Mundane Saving Name

January 1, 2023
Christmas 1 and Holy Name

According to the Gospel of Luke, there is only one Joshua in Joseph’s lineage: more than 25 generations back – therefore around 500 years – earlier. Jesus is the nickname for Joshua, the Betsy to Elizabeth. However, in their generation, in Judea, it, Joshua and therefore Jesus, was a wildly popular name. It was today’s Olivia or Emma or Liam or Oliver. In the US Joshua was recently popular, in the top five from the 1980s until the early 2000s, but by 2021 it had fallen to #58. And Jesus, well actually JESÚS, is currently #170. Jesus – or Joshua – means God is salvation. In the Hebrew Scriptures, Joshua was Moses’ appointed successor who led the people of God out of the wilderness of Sinai and into the promised land. It’s a foreshadowing of glory and of trouble, it is a notable name, but it is Michael and Jennifer and Ashley and Jacob. It is a meaningful mundane name. He will be named Jesus; in his name there is a lesson, a hope, and a prayer.

This is the first Sunday after Christmas and it is also the feast of the Holy Name. The name of a child is just a daydream before they rest in our arms. Something connective, maybe a flight of fancy: Leia, London, Legend. But when attached to a person, a name takes on flesh, body, blood, and bone. The name becomes a smile, a look, a finger, a toe. When we name our children, our pets, our churches:

we are telling a story in a few syllables. Naming a child Noah, #2, or Sophia, #6 & #18 (with different spellings) shares an intention with the world. Noah, you will be steadfast and brave, Sophia you are wise and discerning. When God gives Mary the name Jesus for her firstborn son is it almost an incantation? By embodying his own intention in the name, does God remind us, remind those who follow him, of the whole point? God is salvation.

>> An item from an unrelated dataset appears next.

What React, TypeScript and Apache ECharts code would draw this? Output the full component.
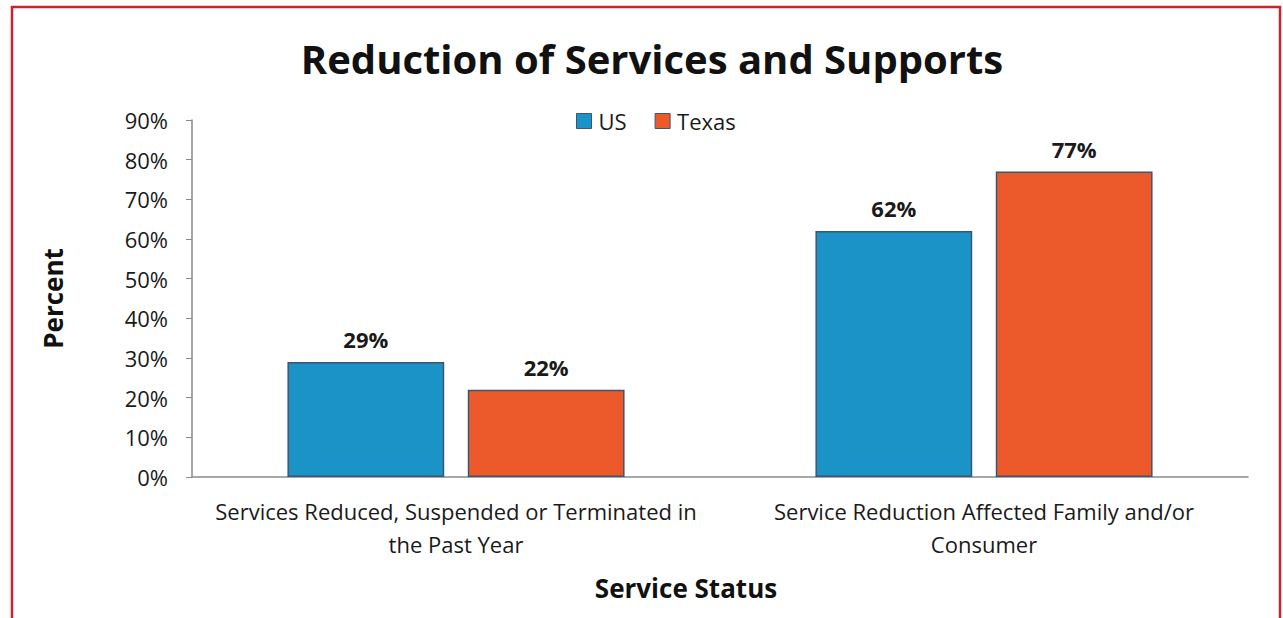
import React, { useEffect, useRef } from "react";
import * as echarts from "echarts";

const categories = [
  "Services Reduced, Suspended or Terminated in\nthe Past Year",
  "Service Reduction Affected Family and/or\nConsumer",
];
const usValues = [29, 62];
const texasValues = [22, 77];
const seriesNames = ["US", "Texas"];

export default function App() {
  const ref = useRef<HTMLDivElement>(null);
  useEffect(() => {
    if (!ref.current) return;
    const chart = echarts.init(ref.current, null, { renderer: "svg" });
    const font = "'Open Sans', 'Liberation Sans', sans-serif";
    const barStyle = (color: string) => ({
      color,
      borderColor: "#3b5670",
      borderWidth: 1.5,
    });
    const label = {
      show: true,
      position: "top",
      distance: 12,
      formatter: "{c}%",
      fontFamily: font,
      fontWeight: "bold",
      fontSize: 22,
      color: "#1a1a1a",
    };
    chart.setOption({
      animation: false,
      backgroundColor: "#ffffff",
      title: {
        text: "Reduction of Services and Supports",
        left: 647,
        textAlign: "center",
        top: 33,
        textStyle: {
          fontFamily: font,
          fontWeight: "bold",
          fontSize: 40,
          color: "#111",
        },
      },
      legend: {
        data: seriesNames,
        left: 571,
        top: 105,
        itemWidth: 15,
        itemHeight: 15,
        itemGap: 28,
        icon: "rect",
        itemStyle: { borderColor: "#3b5670", borderWidth: 1 },
        textStyle: { fontFamily: font, fontSize: 22, color: "#1a1a1a", padding: [0, 0, 0, 2] },
      },
      grid: { left: 192, right: 35, top: 120, bottom: 141 },
      xAxis: {
        type: "category",
        data: categories,
        axisLine: { lineStyle: { color: "#8a8a8a", width: 1.5 } },
        axisTick: { show: false },
        axisLabel: {
          fontFamily: font,
          fontSize: 22,
          color: "#1a1a1a",
          lineHeight: 33,
          margin: 17,
          interval: 0,
        },
        name: "Service Status",
        nameLocation: "middle",
        nameGap: 98,
        nameTextStyle: {
          fontFamily: font,
          fontWeight: "bold",
          fontSize: 26,
          color: "#111",
          padding: [0, 68, 0, 0],
        },
      },
      yAxis: {
        type: "value",
        min: 0,
        max: 90,
        interval: 10,
        axisLine: { show: true, lineStyle: { color: "#8a8a8a", width: 1.5 } },
        axisTick: { show: true, length: 6, lineStyle: { color: "#8a8a8a" } },
        splitLine: { show: false },
        axisLabel: {
          formatter: "{value}%",
          fontFamily: font,
          fontSize: 22,
          color: "#1a1a1a",
          margin: 24,
        },
        name: "Percent",
        nameLocation: "middle",
        nameGap: 126,
        nameTextStyle: {
          fontFamily: font,
          fontWeight: "bold",
          fontSize: 26,
          color: "#111",
        },
      },
      series: [
        {
          name: seriesNames[0],
          type: "bar",
          data: usValues,
          barWidth: "29.7%",
          barGap: "15%",
          itemStyle: barStyle("#1b93c7"),
          label,
        },
        {
          name: seriesNames[1],
          type: "bar",
          data: texasValues,
          barWidth: "29.7%",
          itemStyle: barStyle("#ec5a2b"),
          label,
        },
      ],
      graphic: [
        {
          type: "rect",
          shape: { x: 12, y: 7, width: 1268, height: 640 },
          style: { fill: "none", stroke: "#c8232f", lineWidth: 2.5 },
          silent: true,
        },
      ],
    });
    return () => chart.dispose();
  }, []);
  return (
    <div
      ref={ref}
      style={{ position: "fixed", left: 0, top: 0, width: 1283, height: 618 }}
    />
  );
}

The season of Christmas is 12 days from Christmas to Epiphany. It explores more deeply the meaning of this holy mystery. If we pay real attention to the lessons of the 12 days, we would investigate the beauty and the tragedy of this incantation in a name. God is salvation. This whole thing is trustworthy, and it is for the common good. Christmas isn’t sweet baby trappings, that is a later wrapping. Christmas is a wild startling, because in this person – even in his infancy – there is eternal purpose, power and presence;

but perhaps more importantly there is also humility, adaptation, and even humor. The liberating presence of God in Jesus, is promising itself to our salvation in this daring shout from a cradle. We are asked as lovers of God and followers of Jesus to just such a daily offering of self and future of initiative and imagination.

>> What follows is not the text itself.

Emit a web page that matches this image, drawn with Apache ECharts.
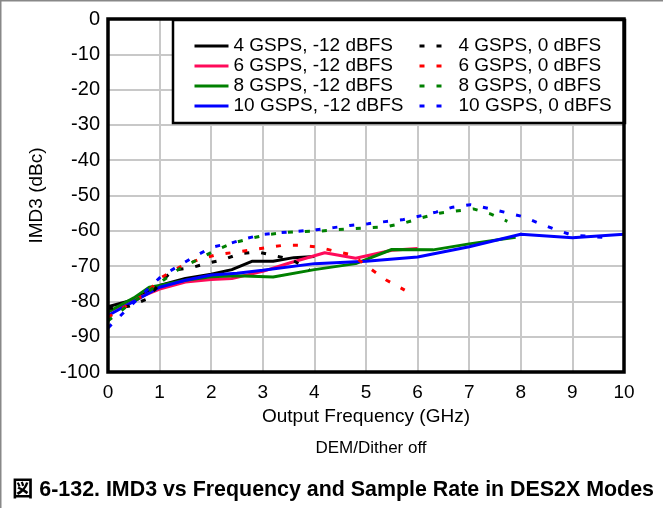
<!DOCTYPE html>
<html><head><meta charset="utf-8">
<script src="https://cdn.jsdelivr.net/npm/echarts@6/dist/echarts.min.js"></script>
<style>html,body{margin:0;padding:0;background:#fff}#c{width:663px;height:508px}</style>
</head><body><div id="c"></div><script>
// tick settings
const xMin = 0, xMax = 10, xStep = 1;
const yMin = -100, yMax = 0, yStep = 10;

// -12 dBFS series (solid)
const s4_m12 = [[0,-81.5],[0.5,-79.5],[1,-75.5],[1.5,-73.5],[2,-72.3],[2.4,-71],[2.8,-68.6],[3.2,-68.6],[3.6,-67.6],[4,-67.3]];
const s6_m12 = [[0,-83],[0.5,-79.5],[1,-76.5],[1.5,-74.5],[2,-73.8],[2.4,-73.5],[3,-71.5],[3.5,-69.2],[4.2,-66.2],[4.8,-67.8],[5.5,-65.5],[6,-65]];
const s8_m12 = [[0,-83],[0.5,-79],[0.8,-76],[1,-75.5],[1.5,-74],[2,-73],[2.5,-72.7],[3.2,-73.1],[4,-71],[4.8,-69.3],[5.5,-65.3],[6.3,-65.4],[7,-63.7],[7.9,-61.8]];
const s10_m12 = [[0,-84],[0.5,-80],[1,-76],[1.5,-74],[2,-72.5],[2.5,-72],[3,-71.2],[4,-69.3],[5,-68.6],[6,-67.4],[7,-64.5],[8,-61],[9,-62],[10,-61]];

// 0 dBFS series (dashed)
const s4_0 = [[0,-82],[0.4,-81.4],[0.75,-79.4],[1,-75],[1.25,-71.2],[1.6,-70.5],[1.9,-69.3],[2.25,-68.1],[2.55,-66.5],[2.9,-66],[3.25,-67.1],[3.55,-68.1],[3.9,-71]];
const s6_0 = [[0,-84.5],[0.7,-78.2],[1.05,-73.1],[1.4,-70.2],[1.75,-68.2],[2.07,-66.9],[2.4,-66.2],[2.73,-65.5],[3.07,-64.8],[3.4,-64.1],[3.7,-64.1],[4.07,-64.6],[4.4,-65.8],[4.73,-66.8],[5.05,-70.4],[5.4,-74],[5.75,-76.8]];
const s8_0 = [[0,-85.5],[0.4,-81],[0.73,-77.8],[1.07,-74],[1.41,-70.5],[1.75,-68.1],[2.07,-65.6],[2.41,-63.5],[2.75,-62.2],[3.09,-61.1],[3.41,-60.5],[3.75,-60.2],[4.09,-60.1],[4.42,-59.7],[4.75,-59.4],[5.08,-59.1],[5.41,-58.8],[5.74,-57.8],[6.08,-56.3],[6.42,-55],[6.74,-54.4],[7.08,-53.8],[7.41,-55.2],[7.74,-57.3]];
const s10_0 = [[0,-87.5],[0.4,-81.8],[0.72,-77.3],[1.03,-72.9],[1.36,-70],[1.7,-67.1],[2.02,-64.6],[2.38,-63.5],[2.7,-62.1],[3.02,-61],[3.36,-60.5],[3.69,-60.1],[4.04,-59.7],[4.37,-59.1],[4.69,-58.5],[5.04,-58],[5.37,-57.4],[5.7,-56.9],[6.02,-55.9],[6.36,-54.7],[6.68,-53.3],[7.02,-52.6],[7.36,-53.6],[7.68,-54.7],[8.02,-55.9],[8.34,-57.8],[8.68,-59.7],[9.01,-61.3],[9.36,-61.6],[9.7,-62]];

const solidNames = ['4 GSPS, -12 dBFS','6 GSPS, -12 dBFS','8 GSPS, -12 dBFS','10 GSPS, -12 dBFS'];
const dashNames = ['4 GSPS, 0 dBFS','6 GSPS, 0 dBFS','8 GSPS, 0 dBFS','10 GSPS, 0 dBFS'];
const solidData = [s4_m12, s6_m12, s8_m12, s10_m12];
const dashData = [s4_0, s6_0, s8_0, s10_0];
const solidColors = ['#000000','#ff0a5a','#008000','#0000ff'];
const dashColors = ['#000000','#ff0000','#008000','#0000ff'];

const FONT = "'Liberation Sans', Arial, 'Noto Sans CJK JP', sans-serif";
const chart = echarts.init(document.getElementById('c'));
const series = [];
solidData.forEach((d,i)=>series.push({name:solidNames[i],type:'line',data:d,showSymbol:false,symbol:'none',
  lineStyle:{color:solidColors[i],width:3},itemStyle:{color:solidColors[i]},z:2}));
dashData.forEach((d,i)=>series.push({name:dashNames[i],type:'line',data:d,showSymbol:false,symbol:'none',
  lineStyle:{color:dashColors[i],width:3,type:[5,12]},itemStyle:{color:dashColors[i]},z:2}));

const legBase = {orient:'vertical',top:31,itemGap:0,itemHeight:20,z:6,
  itemStyle:{opacity:0},lineStyle:{width:3},
  textStyle:{fontFamily:FONT,fontSize:19,color:'#000',lineHeight:20},selectedMode:false};

chart.setOption({
  animation:false,
  backgroundColor:'#fff',
  grid:{left:108,right:39,top:19,bottom:136,show:true,borderColor:'#000',borderWidth:3.5,z:5},
  xAxis:{type:'value',min:xMin,max:xMax,interval:xStep,
    name:'Output Frequency (GHz)',nameLocation:'middle',nameGap:30,
    nameTextStyle:{fontFamily:FONT,fontSize:19,color:'#000'},
    axisLine:{show:false},axisTick:{show:false},
    axisLabel:{fontFamily:FONT,fontSize:19,color:'#000',margin:11},
    splitLine:{lineStyle:{color:'#c8c8c8',width:2}}},
  yAxis:{type:'value',min:yMin,max:yMax,interval:yStep,
    name:'IMD3 (dBc)',nameLocation:'middle',nameGap:62,
    nameTextStyle:{fontFamily:FONT,fontSize:19,color:'#000'},
    axisLine:{show:false},axisTick:{show:false},
    axisLabel:{fontFamily:FONT,fontSize:20,color:'#000',margin:8},
    splitLine:{lineStyle:{color:'#c8c8c8',width:2}}},
  legend:[
    Object.assign({},legBase,{left:188,itemWidth:34,data:solidNames}),
    Object.assign({},legBase,{left:413,itemWidth:24,data:dashNames,
      textStyle:Object.assign({},legBase.textStyle,{padding:[0,0,0,10]})})
  ],
  graphic:[
    {type:'rect',z:4,shape:{x:173,y:20,width:452,height:103},style:{fill:'#fff',stroke:'#000',lineWidth:2.5}},
    {type:'text',z:4,style:{x:371,y:448,text:'DEM/Dither off',fontFamily:FONT,fontSize:17,fill:'#000',textAlign:'center',textVerticalAlign:'middle'}},
    {type:'text',z:4,style:{x:12,y:490,text:'図 6-132. IMD3 vs Frequency and Sample Rate in DES2X Modes',fontFamily:FONT,fontSize:21.4,fontWeight:'bold',fill:'#000',textAlign:'left',textVerticalAlign:'middle'}},
    {type:'line',z:4,shape:{x1:0.5,y1:0,x2:0.5,y2:508},style:{stroke:'#888',lineWidth:2}},
    {type:'line',z:4,shape:{x1:0,y1:0.5,x2:663,y2:0.5},style:{stroke:'#888',lineWidth:2}}
  ],
  series:series
});
</script></body></html>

Today is also New Years Day, a moment of looking ahead with hope, a cultural desire to set the tone for what lies ahead. Today is still Christmas, and as I mentioned, the feast of the Holy Name of Jesus. Each day is Christmas – with the Love of God born for us. Each day is Good Friday – with our sin and evil striking that love down. Each day is Easter – with Love triumphing over death forever,

and each day is Pentecost – with those who Love God being sent out in the name of Love. This year I challenge you to name those four realities of Jesus’ name, of his salvation, to name them four days each week. Create a pattern, and recall it in prayer, in study, and in action. We remember Jesus’ naming ceremony the one that every Jewish boy encounters on his 8th day: a bris. It reminds us of how a name, like the body, is connected to a lineage, that our beloved child is raised consistently in an ancient tradition. We are a people with a pattern of life, of a relationship with God; a people to be good news, to repair the world.

Jesus is one of the most spoken words in our language; often a prayer, but also often just an exclamation. If it is just syllables in the heat of the moment does it mean anything at all? What about the mother whose precious child holds that name? Does it break her heart? And what if those moments of exclamation are the religious version of a Freudian slip? A prayer that the speaker didn’t even know they intended? Names are fluid, flexible and at the same time, established and embodied. Like water, they can sit in a glass on the table, or they can become part of us, taken in for nourishment and salvation. When we pray by name in worship, the names I do not know hover in the space between myself and the long loving look at the real that is prayer. The names I do know, even if it is not the intended person in the prayer list; for me, it is rooted in God’s peace and purpose, and in the mystery of our relationship

intention is sparked for both the intended and the person who comes to my mind. Names are fluid, they are a memory and a body;

a powerful hope and an ordinary thing.

The Holy Name of Jesus is a memory and a body and a profound hope and most unexpectedly,an ordinary thing. Salvation comes wildly, not in fireworks, but through the earthy and mundane, through young hands and hearts and hopes of people named names they don’t have to spell – and those no one ever gets right. You will name him Jesus; God is salvation. This is still Christmas. The Living God, by the nickname of Joshua, will lead us out of whatever wilderness we find ourselves in.